Throughout my first major project at work, I've learned that boundaries aren't barriers to good work; they're the foundation that makes good work possible.
Your energy is finite, as you well know. Your attention has limits—pretending otherwise doesn't make you more committed. It makes you less effective.
We're conditioned to believe that caring means being always available. That dedication equals endless hours. That saying yes to everything demonstrates your value.
That is a lie which destroys the very thing it claims to protect.
Your brain operates like a battery; every decision drains it slightly. Every context switch costs cognitive energy. Every interruption fragments your focus into smaller, weaker pieces.
When you refuse to acknowledge these limits, you don't transcend them. You hit them harder. The person who works eighteen hours, in the same role, often produces less than the one who works eight focused ones. Even then, an old boss helped me learn long ago that no one works eight focused hours straight.

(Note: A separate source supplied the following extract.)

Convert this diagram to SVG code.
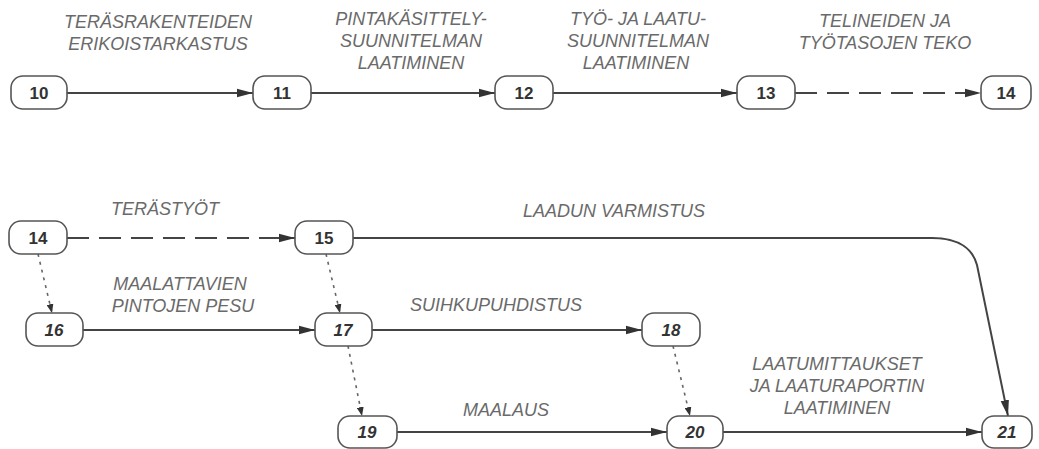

The mind that's constantly reactive can't access its deeper capabilities. The body that never rests begins to shut down essential functions. I watched this happen to myself. From poor sleep, I'd spend hours writing things that should have taken a fraction of the time. Gym had been skipped, again. Fewer things done overall for the week and not much to remember it by.
My supposedly dedicated approach was making me useless.
But a new lesson, something my new colleagues actively teach that I love, is we must practively say no to the non-essential. Whether it's a meeting, cheeky email requests, or out-of-work obligations like a social outing where you just don't need to drink anything tonight. It's better to protect your mornings for proactive activations than reactive tasks and battery drain before you’ve even started anything meaningful.
Soon after, the quality improves dramatically. It doesn't take long to see it. Not despite the boundaries, but because of them.
So they create focus. When you know exactly when you're working and when you're not, both become more intentional. It becomes almost exciting to say no. Your mind stops fragmenting across a dozen half-commitments and demonstrates great concentration that deserves respect.
Standards work the same way. When you're unwavering about what level of work you'll accept from yourself, you stop wasting energy on internal negotiations. No more "Is this good enough?" spirals or doing everything to look more useful. You know what great looks like, and you don't submit to anything less.
Forget perfectionism because it has no boundaries—it expands to fill all available time and energy. Standards have clear endpoints. They say: "This meets the mark. We're done."
When you protect your energy this way, happiness stops being something you chase and becomes something you inhabit. Proper rest means you wake up curious rather than depleted. Clear boundaries mean you're fully present in the moments that matter. The contentment that comes from sustainable intensity feels entirely different from the brittle satisfaction of unsustainable effort.
You're not constantly running towards some future state of relief. You're simply here, rested enough to appreciate what's in front of you.